Barton followed him into the book for a Premier League record seventh straight game when he pulled down Adam Johnson after allowing himself to be turned – a rare mistake in a fine captain’s knock. Three times in the same ridiculous scramble the home crowd bayed for a penalty as QPR flung limbs in front of shots, then when the resulting corner was delivered Ferdinand did seem to make contact with the ball with his arm raised above his head. Atkinson, who owes Rangers a decision or three, was unmoved. Alvarez, disgusted, was booked for leading a vehement protest delegation.
But Ramsey reacted well. Mauro Zarate was sent on when Leroy Fer collapsed with a worrying looking knee injury. The Argentinean was able to not only hold the ball higher up the field, but carry it with attacking intent into dangerous areas. In the final 20 minutes QPR looked as likely to score as Sunderland and when Doughty came on for Isla as the third sub the solidity of the first half returned and the London side kept possession for prolonged periods of crisp, effective passing. It was almost as if QPR had watched Sunderland play and picked on their weaknesses, coming up with a coherent plan to win the game rather than just hold their own, and then reacted to developments in the second half with substitutions that nullified threats and improved the team performance. They used to throw women off cliffs for this sort of sorcery.

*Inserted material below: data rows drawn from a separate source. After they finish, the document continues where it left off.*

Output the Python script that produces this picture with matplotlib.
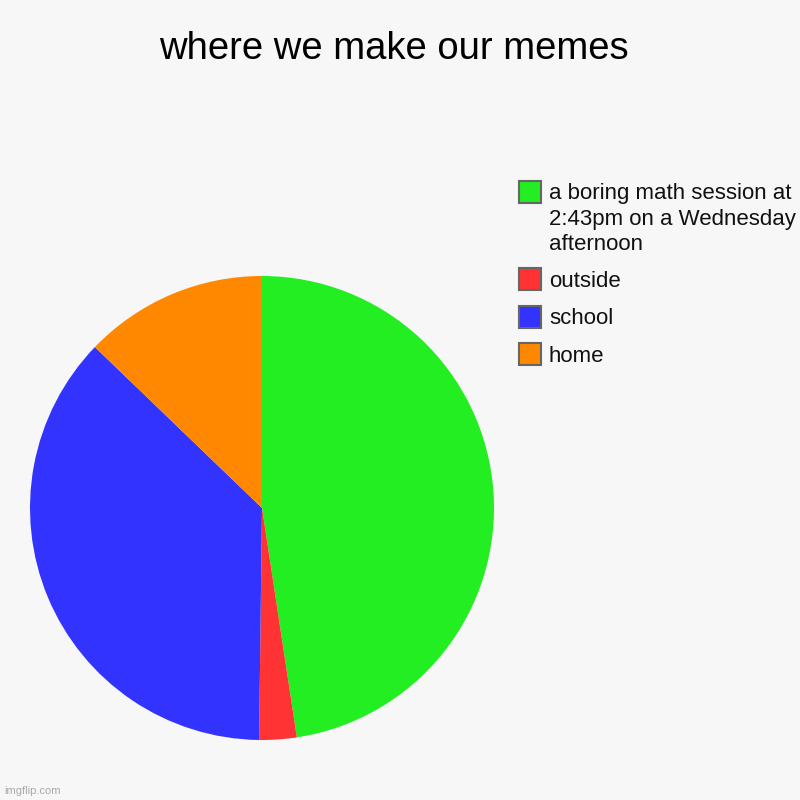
import matplotlib
matplotlib.use("Agg")
import matplotlib.pyplot as plt
from matplotlib.patches import Rectangle

categories = ["a boring math session at\n2:43pm on a Wednesday\nafternoon", "outside", "school", "home"]
values = [47.6, 2.6, 37.0, 12.8]
colors = ["#22ee22", "#ff3333", "#3333ff", "#ff8800"]
title = "where we make our memes"

plt.rcParams['font.family'] = ['Liberation Sans', 'DejaVu Sans']
bg = "#f7f7f7"
fig = plt.figure(figsize=(8, 8), dpi=100, facecolor=bg)

cx, cy, r = 262, 508, 232
ax = fig.add_axes([(cx - r) / 800, (800 - cy - r) / 800, 2 * r / 800, 2 * r / 800])
ax.set_facecolor(bg)
ax.pie(values, colors=colors, startangle=90, counterclock=False, radius=1,
       wedgeprops=dict(linewidth=0))
ax.set_xlim(-1, 1)
ax.set_ylim(-1, 1)
ax.set_aspect('equal')
ax.axis('off')

# overlay in pixel coordinates for title, legend, watermark
ov = fig.add_axes([0, 0, 1, 1], facecolor='none')
ov.set_xlim(0, 800)
ov.set_ylim(800, 0)
ov.axis('off')

ov.text(394, 49, title, ha='center', va='center', fontsize=27.5, color='black')

y = 191.5
for lab, c in zip(categories, colors):
    ov.add_patch(Rectangle((519, y - 11), 22, 22, facecolor=c, edgecolor='#666666', linewidth=1.5))
    lines = lab.split('\n')
    for i, line in enumerate(lines):
        ov.text(549, y + 8 + 25 * i, line, ha='left', va='baseline', fontsize=16, color='#111111')
    y += 37.5 + 25 * (len(lines) - 1)

ov.text(4, 791, "imgflip.com", ha='left', va='center', fontsize=8, color='#aaaaaa')

fig.savefig("out.png", dpi=100, facecolor=bg)
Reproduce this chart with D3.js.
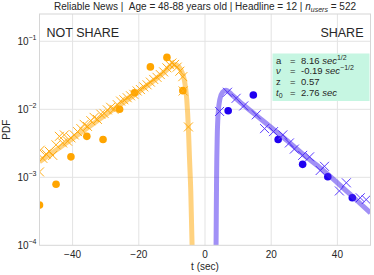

The home fans had, almost to a man, left long before five minutes of stoppage time was concluded. Ferdinand’s last ditch block from Larsson’s injury time shot, and a goal line clearance from Doughty as the corner was delivered, preserved a deserved clean sheet. Robert Green punched the air in delight at the final whistle. The QPR fans high above him were in raptures.
As we’d long suspected, survival, Premier League victories, and away wins are well within the ability of this group of players. Harry Redknapp extracted two successes on the road in the top flight in 24 attempts over two years. Chris Ramsey, whose last managerial job was with Charleston Battery in 2004, is now one for one.
Sunderland: Pantilimon 6; Réveillère 5 (Brown 63, 5), O’Shea 5, Vergini 3, Van Aanholt 5; Bridcutt 5; Johnson 6, Larsson 5; Gomez 5 (Alvarez 46, 6); Wickham 6 (Fletcher 82, -), Defoe 6
Subs not used: Mannone, Coates, Agnew, Graham
Bookings: Larsson (foul), Alvarez (dissent)
QPR: Green 8; Isla 6 (Doughty 85, -), Ferdinand 7, Caulker 6, Yun 7; Phillips 8 (Wright-Phillips 52, 6), Barton 8, Henry 7, Kranjcar 6; Fer 8 (Zarate 75, 6); Zamora 6
Subs not used: McCarthy, Traore, Hill, Taarabt
Goals: Fer 17 (assisted Phillips), Zamora 45 (assisted Phillips)
Bookings: Zamora (unsporting conduct), Ferdinand, Barton
QPR Star Man – Leroy Fer 8 What a difference it’s making playing the Dutch international in his favoured central position. A hard working box-to-box effort on Saturday against Southampton was followed by an altogether more threatening performance here in a more advanced position. He crowned it with a goal and was very unfortunate not to get a second. One can only hope that another serious injury to a key man hasn’t been sustained just as he was starting to really play consistently well for the first time since joining the club.
Referee – Martin Atkinson (West Yorkshire) 7 Overall decent control of the game and hard to argue with any of the bookings. The Ferdinand handball appeal in the second half looked dodgy but several others he got right.
Attendance 39,077 (300 QPR approx) A wonderful reward for the faithful few who made the longest trip of the season on a Tuesday night after 12 straight away defeats. They were in fine voice at the end.